§ **Aim of the task**:
Locate each line with the string "that" in the listing below and copy it.

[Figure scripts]
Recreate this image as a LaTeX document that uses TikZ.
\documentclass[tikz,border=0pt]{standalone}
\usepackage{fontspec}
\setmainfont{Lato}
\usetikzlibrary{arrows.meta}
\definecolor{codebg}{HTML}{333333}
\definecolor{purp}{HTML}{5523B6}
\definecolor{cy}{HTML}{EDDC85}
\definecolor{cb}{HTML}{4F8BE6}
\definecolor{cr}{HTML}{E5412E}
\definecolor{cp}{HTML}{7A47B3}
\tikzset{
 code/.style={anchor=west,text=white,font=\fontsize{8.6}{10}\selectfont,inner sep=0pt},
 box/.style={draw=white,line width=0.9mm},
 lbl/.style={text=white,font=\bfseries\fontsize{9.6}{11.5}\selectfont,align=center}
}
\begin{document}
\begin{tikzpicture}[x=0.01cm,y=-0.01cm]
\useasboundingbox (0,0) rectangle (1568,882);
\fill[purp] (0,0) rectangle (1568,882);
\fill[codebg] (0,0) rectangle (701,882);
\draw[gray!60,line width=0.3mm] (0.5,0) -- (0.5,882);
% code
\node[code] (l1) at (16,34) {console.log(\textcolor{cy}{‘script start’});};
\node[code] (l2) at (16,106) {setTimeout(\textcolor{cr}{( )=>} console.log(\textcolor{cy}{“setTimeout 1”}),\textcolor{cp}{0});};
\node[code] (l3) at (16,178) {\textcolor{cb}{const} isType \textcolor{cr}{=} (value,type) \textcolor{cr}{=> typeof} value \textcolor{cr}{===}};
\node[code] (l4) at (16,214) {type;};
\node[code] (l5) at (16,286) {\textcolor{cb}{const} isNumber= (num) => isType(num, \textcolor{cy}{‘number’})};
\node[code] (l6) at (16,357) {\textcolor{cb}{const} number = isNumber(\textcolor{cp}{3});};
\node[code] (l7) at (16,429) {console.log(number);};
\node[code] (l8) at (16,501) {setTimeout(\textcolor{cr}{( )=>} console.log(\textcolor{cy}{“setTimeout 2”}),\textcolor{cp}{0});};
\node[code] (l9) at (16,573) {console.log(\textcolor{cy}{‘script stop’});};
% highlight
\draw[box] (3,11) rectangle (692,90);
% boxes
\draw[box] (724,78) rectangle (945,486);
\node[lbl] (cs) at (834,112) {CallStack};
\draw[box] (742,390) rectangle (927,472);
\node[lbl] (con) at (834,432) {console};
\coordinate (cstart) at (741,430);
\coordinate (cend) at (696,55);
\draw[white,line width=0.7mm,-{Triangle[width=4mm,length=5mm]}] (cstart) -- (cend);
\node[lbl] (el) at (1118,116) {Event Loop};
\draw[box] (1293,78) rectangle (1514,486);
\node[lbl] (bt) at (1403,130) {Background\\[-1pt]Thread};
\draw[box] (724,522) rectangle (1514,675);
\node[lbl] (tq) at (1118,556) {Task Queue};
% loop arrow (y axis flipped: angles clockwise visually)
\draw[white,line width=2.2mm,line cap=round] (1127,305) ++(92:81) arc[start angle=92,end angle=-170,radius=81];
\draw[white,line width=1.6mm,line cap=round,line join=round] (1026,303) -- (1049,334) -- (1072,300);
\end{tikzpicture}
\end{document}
---
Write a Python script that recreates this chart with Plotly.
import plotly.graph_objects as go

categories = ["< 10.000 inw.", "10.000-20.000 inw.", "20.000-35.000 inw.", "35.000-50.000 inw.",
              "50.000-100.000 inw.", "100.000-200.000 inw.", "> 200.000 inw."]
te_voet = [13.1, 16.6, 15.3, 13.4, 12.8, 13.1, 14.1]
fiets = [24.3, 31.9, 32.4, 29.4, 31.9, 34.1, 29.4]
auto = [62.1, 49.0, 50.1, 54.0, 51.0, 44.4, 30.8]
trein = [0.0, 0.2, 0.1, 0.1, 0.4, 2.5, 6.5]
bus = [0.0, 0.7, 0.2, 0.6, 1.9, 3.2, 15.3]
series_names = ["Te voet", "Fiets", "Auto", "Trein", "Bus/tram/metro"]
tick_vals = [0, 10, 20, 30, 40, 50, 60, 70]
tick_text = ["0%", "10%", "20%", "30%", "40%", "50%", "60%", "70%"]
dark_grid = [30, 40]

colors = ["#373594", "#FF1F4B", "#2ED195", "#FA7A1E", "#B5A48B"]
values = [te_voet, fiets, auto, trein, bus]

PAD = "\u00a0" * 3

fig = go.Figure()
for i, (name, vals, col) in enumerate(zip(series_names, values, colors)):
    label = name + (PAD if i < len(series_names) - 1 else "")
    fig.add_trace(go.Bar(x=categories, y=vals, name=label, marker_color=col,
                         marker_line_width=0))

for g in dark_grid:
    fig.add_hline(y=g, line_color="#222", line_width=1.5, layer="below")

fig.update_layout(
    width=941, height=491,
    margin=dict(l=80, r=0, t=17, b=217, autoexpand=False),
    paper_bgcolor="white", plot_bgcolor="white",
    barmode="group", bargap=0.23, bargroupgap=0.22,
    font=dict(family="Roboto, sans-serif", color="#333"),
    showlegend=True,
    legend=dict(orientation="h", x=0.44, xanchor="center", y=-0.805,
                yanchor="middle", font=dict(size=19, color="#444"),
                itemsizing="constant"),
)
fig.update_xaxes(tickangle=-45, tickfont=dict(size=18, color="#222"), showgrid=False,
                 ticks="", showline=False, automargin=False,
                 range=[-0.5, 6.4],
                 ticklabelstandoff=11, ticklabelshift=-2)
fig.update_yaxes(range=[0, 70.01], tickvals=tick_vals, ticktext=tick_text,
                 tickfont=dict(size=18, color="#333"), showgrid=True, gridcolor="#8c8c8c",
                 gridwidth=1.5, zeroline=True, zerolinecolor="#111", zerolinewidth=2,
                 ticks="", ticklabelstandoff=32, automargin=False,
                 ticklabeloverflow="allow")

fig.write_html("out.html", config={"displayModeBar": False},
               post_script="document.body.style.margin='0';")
* * *
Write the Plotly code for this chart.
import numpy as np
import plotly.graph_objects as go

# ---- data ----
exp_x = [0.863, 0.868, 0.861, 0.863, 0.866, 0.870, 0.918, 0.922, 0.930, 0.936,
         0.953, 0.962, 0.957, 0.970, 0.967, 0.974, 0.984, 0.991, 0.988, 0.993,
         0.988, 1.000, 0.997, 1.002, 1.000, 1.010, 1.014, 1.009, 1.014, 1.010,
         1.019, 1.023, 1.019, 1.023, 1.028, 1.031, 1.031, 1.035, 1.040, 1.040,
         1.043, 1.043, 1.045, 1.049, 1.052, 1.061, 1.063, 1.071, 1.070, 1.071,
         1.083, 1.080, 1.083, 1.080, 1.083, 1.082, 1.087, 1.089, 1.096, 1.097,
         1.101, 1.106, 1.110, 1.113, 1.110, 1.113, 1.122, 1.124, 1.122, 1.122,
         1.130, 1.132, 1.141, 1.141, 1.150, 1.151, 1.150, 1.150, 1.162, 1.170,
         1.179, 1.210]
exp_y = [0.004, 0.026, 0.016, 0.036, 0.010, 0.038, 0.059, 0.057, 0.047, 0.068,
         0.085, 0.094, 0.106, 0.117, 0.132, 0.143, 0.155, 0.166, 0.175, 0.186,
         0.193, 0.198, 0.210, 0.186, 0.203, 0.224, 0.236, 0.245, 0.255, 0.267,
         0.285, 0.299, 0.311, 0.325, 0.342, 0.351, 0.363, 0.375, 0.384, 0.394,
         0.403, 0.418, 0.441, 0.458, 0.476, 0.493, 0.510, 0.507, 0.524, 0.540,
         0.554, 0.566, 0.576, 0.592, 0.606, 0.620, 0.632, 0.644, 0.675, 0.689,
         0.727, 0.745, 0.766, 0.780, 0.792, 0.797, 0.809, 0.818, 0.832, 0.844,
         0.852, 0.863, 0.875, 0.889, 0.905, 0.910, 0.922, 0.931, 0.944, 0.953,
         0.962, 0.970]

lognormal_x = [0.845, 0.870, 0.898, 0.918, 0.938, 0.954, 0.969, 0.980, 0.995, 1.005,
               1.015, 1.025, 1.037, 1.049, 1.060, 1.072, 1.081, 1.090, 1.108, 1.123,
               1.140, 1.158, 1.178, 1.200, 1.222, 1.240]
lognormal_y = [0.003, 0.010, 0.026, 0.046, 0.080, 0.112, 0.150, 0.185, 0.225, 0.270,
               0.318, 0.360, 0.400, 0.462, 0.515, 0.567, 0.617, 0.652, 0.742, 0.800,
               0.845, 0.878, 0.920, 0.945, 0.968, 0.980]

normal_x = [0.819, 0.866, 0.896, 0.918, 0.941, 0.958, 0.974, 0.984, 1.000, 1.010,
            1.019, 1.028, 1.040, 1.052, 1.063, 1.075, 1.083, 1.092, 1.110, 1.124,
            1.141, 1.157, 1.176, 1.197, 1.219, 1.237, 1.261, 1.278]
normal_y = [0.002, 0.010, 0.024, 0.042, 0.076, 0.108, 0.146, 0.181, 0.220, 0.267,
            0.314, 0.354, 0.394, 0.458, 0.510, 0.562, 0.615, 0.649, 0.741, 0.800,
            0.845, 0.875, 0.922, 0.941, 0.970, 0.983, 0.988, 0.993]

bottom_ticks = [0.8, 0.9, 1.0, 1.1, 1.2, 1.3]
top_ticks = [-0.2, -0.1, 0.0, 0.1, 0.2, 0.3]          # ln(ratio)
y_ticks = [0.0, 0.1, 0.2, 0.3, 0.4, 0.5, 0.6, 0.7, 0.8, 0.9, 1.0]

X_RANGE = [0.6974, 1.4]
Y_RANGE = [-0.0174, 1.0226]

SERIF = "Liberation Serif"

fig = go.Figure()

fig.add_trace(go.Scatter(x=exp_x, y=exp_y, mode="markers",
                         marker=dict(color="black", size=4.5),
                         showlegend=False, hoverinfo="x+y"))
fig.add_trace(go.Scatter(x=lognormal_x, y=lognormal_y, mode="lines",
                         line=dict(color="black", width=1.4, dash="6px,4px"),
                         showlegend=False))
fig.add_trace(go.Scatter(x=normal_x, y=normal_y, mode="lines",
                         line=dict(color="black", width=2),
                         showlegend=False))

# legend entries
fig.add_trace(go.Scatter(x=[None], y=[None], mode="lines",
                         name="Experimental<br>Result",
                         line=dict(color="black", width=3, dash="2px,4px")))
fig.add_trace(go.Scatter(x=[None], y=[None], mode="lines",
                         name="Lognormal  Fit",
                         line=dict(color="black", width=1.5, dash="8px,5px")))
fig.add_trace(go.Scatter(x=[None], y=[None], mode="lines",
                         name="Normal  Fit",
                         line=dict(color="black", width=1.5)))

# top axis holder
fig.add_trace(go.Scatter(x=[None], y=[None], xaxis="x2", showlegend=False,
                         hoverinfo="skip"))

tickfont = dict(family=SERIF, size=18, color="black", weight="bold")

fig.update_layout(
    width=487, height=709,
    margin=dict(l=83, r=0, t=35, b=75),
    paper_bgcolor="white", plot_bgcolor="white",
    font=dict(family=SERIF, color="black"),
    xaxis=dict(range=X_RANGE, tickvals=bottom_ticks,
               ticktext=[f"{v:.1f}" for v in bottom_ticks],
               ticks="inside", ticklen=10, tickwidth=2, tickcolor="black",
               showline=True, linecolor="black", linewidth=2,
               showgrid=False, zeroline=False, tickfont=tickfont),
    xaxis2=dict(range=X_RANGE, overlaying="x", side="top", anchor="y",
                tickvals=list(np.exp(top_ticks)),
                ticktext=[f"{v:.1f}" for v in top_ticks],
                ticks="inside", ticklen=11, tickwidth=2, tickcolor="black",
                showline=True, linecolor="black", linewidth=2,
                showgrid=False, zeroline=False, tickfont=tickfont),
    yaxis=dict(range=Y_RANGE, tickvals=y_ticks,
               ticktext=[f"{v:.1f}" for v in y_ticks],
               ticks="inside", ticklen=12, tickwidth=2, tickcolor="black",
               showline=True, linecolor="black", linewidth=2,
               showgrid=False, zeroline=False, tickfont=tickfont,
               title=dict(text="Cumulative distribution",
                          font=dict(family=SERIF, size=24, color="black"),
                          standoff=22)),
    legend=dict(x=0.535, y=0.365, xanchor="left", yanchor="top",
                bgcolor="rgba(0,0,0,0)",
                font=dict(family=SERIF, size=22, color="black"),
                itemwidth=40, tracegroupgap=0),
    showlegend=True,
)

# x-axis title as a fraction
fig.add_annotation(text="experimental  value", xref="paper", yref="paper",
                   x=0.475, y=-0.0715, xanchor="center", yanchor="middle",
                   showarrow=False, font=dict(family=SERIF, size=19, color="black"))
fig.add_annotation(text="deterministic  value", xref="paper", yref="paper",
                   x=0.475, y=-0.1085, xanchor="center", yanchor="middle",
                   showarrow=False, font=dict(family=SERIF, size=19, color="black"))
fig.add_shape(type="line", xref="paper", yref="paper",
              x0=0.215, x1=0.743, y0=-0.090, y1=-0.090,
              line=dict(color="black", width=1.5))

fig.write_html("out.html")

§ **Solution below**:
Recreate this image as a LaTeX document that uses TikZ.
Write a Python script that recreates this chart with Plotly.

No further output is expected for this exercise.